The bill, sponsored by Rep. Stephen Slesnick (D., Canton), now goes to the Senate.
"He was a unique individual who brought more to the table than just his athletic ability," Mr. Cochrane said. "This was an appropriate thing to do."
Walker played for the Toledo Blue Stockings which, for a single season in 1884, was part of the American Association, a precursor to the American League. The team quickly folded, and his brief major-league career was over.
Everyone knows the story of Jackie Robinson, who broke baseball's colour barrier when he took the field with the Brooklyn Dodgers in 1947, Rep. Michael Ashford (D., Toledo) said. "But what we don't know is that 60 years earlier there was a guy by the name of Moses Fleetwood Walker that played for Toledo Blue Stockings."
The backlash that followed helped lead to that colour barrier that Robinson is now credited with breaking.
"Fleet's baseball life ... was devastated by rising racism and discrimination as managers would refuse to allow their batters to bat because they were too close to an African-American as he was catching," Mr. Slesnick said.
Walker played on the first baseball team at Oberlin College before moving on to the University of Michigan. Mr. Cochrane was a student at Oberlin in 1990 and played a role in having the player admitted to the school's Heisman Hall of Fame.
"Other than his one year with Toledo, he was almost barnstorming," he said. "He played with three or four teams. ... I don't think people knew of it, and as other Negro League players came along, he was pushed further behind."

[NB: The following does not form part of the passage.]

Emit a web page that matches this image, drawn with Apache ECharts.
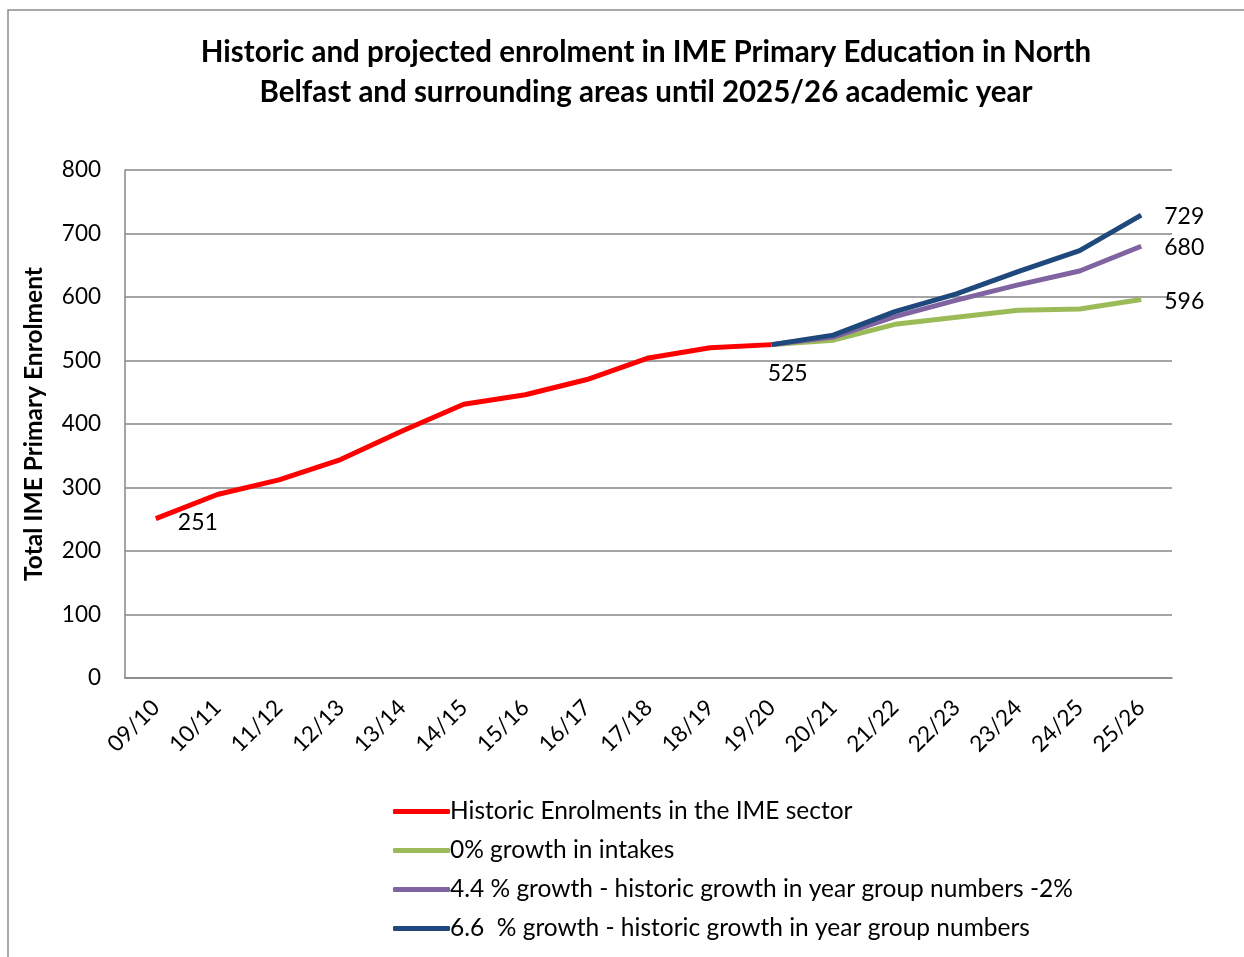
<!DOCTYPE html>
<html>
<head>
<meta charset="utf-8">
<script src="https://cdn.jsdelivr.net/npm/echarts@6/dist/echarts.min.js"></script>
<style>
html,body{margin:0;padding:0;background:#fff;}
#chart{width:1244px;height:957px;}
</style>
</head>
<body>
<div id="chart"></div>
<script>
const categories = ['09/10','10/11','11/12','12/13','13/14','14/15','15/16','16/17','17/18','18/19','19/20','20/21','21/22','22/23','23/24','24/25','25/26'];
const historic = [251, 289, 312, 344, 389, 431, 446, 470, 504, 520, 525, null, null, null, null, null, null];
const growth0 = [null, null, null, null, null, null, null, null, null, null, 525, 532, 557, 568, 579, 581, 596];
const growth44 = [null, null, null, null, null, null, null, null, null, null, 525, 537, 569, 595, 619, 641, 680];
const growth66 = [null, null, null, null, null, null, null, null, null, null, 525, 540, 577, 605, 640, 673, 729];
const seriesNames = ['Historic Enrolments in the IME sector', '0% growth in intakes', '4.4 % growth - historic growth in year group numbers -2%', '6.6  % growth - historic growth in year group numbers'];
const yTicks = [0, 100, 200, 300, 400, 500, 600, 700, 800];

const FONT = 'Lato, "Open Sans", sans-serif';
const labelStyle = {show: true, color: '#000', fontFamily: FONT, fontSize: 23};

function withLabels(arr, labelMap) {
  return arr.map((v, i) => {
    if (labelMap[i] && v !== null) {
      return {value: v, label: Object.assign({}, labelStyle, labelMap[i])};
    }
    return v;
  });
}

const chart = echarts.init(document.getElementById('chart'));
chart.setOption({
  backgroundColor: '#fff',
  animation: false,
  graphic: [{
    type: 'rect',
    shape: {x: 8, y: 10, width: 1260, height: 980},
    style: {fill: 'none', stroke: '#8c8c8c', lineWidth: 1.5},
    silent: true, z: -1
  }],
  title: {
    text: 'Historic and projected enrolment in IME Primary Education in North\nBelfast and surrounding areas until 2025/26 academic year',
    left: 641, top: 27, textAlign: 'center',
    textStyle: {fontFamily: FONT, fontWeight: 'bold', fontSize: 29.5, lineHeight: 40, color: '#000', align: 'center'}
  },
  grid: {left: 125, right: 72, top: 170, bottom: 279, containLabel: false},
  legend: {
    orient: 'vertical', left: 388, top: 794,
    itemWidth: 57, itemHeight: 5, itemGap: 14, icon: 'roundRect',
    textStyle: {fontFamily: FONT, fontSize: 24.5, color: '#000', padding: [0,0,0,-5]},
    data: seriesNames
  },
  xAxis: {
    type: 'category', data: categories, boundaryGap: true,
    axisLine: {show: true, lineStyle: {color: '#868686', width: 1.5}},
    axisTick: {show: false},
    axisLabel: {rotate: 45, margin: 26, color: '#000', fontFamily: FONT, fontSize: 22.5, interval: 0}
  },
  yAxis: {
    type: 'value', min: yTicks[0], max: yTicks[yTicks.length - 1], interval: 100,
    name: 'Total IME Primary Enrolment', nameLocation: 'middle', nameGap: 78,
    nameTextStyle: {fontFamily: FONT, fontWeight: 'bold', fontSize: 24.5, color: '#000'},
    axisLine: {show: true, lineStyle: {color: '#868686', width: 1.5}},
    axisTick: {show: false},
    axisLabel: {margin: 24, color: '#000', fontFamily: FONT, fontSize: 22.5},
    splitLine: {show: true, lineStyle: {color: '#868686', width: 1.5}}
  },
  series: [
    {
      name: seriesNames[0], type: 'line', data: withLabels(historic, {
        0: {position: 'right', distance: 22, offset: [0, 4]},
        10: {position: 'bottom', distance: 17, offset: [16, 0]}
      }),
      symbol: 'circle', symbolSize: 0, showSymbol: true,
      lineStyle: {color: '#ff0000', width: 5}, itemStyle: {color: '#ff0000'},
      label: {show: false}, z: 2
    },
    {
      name: seriesNames[1], type: 'line', data: withLabels(growth0, {16: {position: 'right', distance: 23, offset: [0, 2]}}),
      symbol: 'circle', symbolSize: 0, showSymbol: true,
      lineStyle: {color: '#9bbb59', width: 5}, itemStyle: {color: '#9bbb59'},
      label: {show: false}, z: 3
    },
    {
      name: seriesNames[2], type: 'line', data: withLabels(growth44, {16: {position: 'right', distance: 23, offset: [0, 1]}}),
      symbol: 'circle', symbolSize: 0, showSymbol: true,
      lineStyle: {color: '#8064a2', width: 5}, itemStyle: {color: '#8064a2'},
      label: {show: false}, z: 4
    },
    {
      name: seriesNames[3], type: 'line', data: withLabels(growth66, {16: {position: 'right', distance: 23, offset: [0, 1]}}),
      symbol: 'circle', symbolSize: 0, showSymbol: true,
      lineStyle: {color: '#1f497d', width: 5}, itemStyle: {color: '#1f497d'},
      label: {show: false}, z: 5
    }
  ]
});
</script>
</body>
</html>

Walker has a timeline credit and a photo in an exhibit at the National Baseball Hall of Fame and Museum in Cooperstown, N.Y., but it pales in comparison to the displays for Robinson. A historical marker was erected in 2002 in his honour near Mud Hens stadium.
The House's commemoration was spurred by Craig Brown, an adjunct instructor, and his introduction-to-politics class at Stark State College.
"These guys upstairs [in the House] are talking about this," Mr. Brown said. "Moses would never have thought that to be possible in America. Who would ever have imagined that?"
Weldy Walker, an outfielder, briefly joined the Blue Stockings while his brother was on the roster. Injury prematurely ended Fleet Walker's sole season in the majors. After the Blue Stockings folded, he played in the minors until 1889.
In 1891, he faced trial for second-degree murder in Syracuse, N.Y., after stabbing and killing a white man who with his friends had attacked Walker.
"He did a great job proving he was attacked," Mr. Cochrane said. "Because he had been stabbed in the back meant that he didn't attack the guys. The evidence made it hard to get a conviction."
He was acquitted by an all-white jury, but he later served a year in jail for mail theft. He bought a hotel in Steubenville and then a movie theatre. He published a weekly newspaper focused on civil rights.
He never believed America would accept blacks in society and advocated for blacks to return to ancestral Africa. But he never left.
"[Walker] wasn't a quiet man," Mr. Brown said. "He and his brother [Weldy], these were the type of people that, if they were slighted, let you know how they felt. These weren't the kind of folks who really knew that their place was in the back of the bus."
Walker died in 1924 at the age of 67 while working as a clerk in a Cleveland pool hall.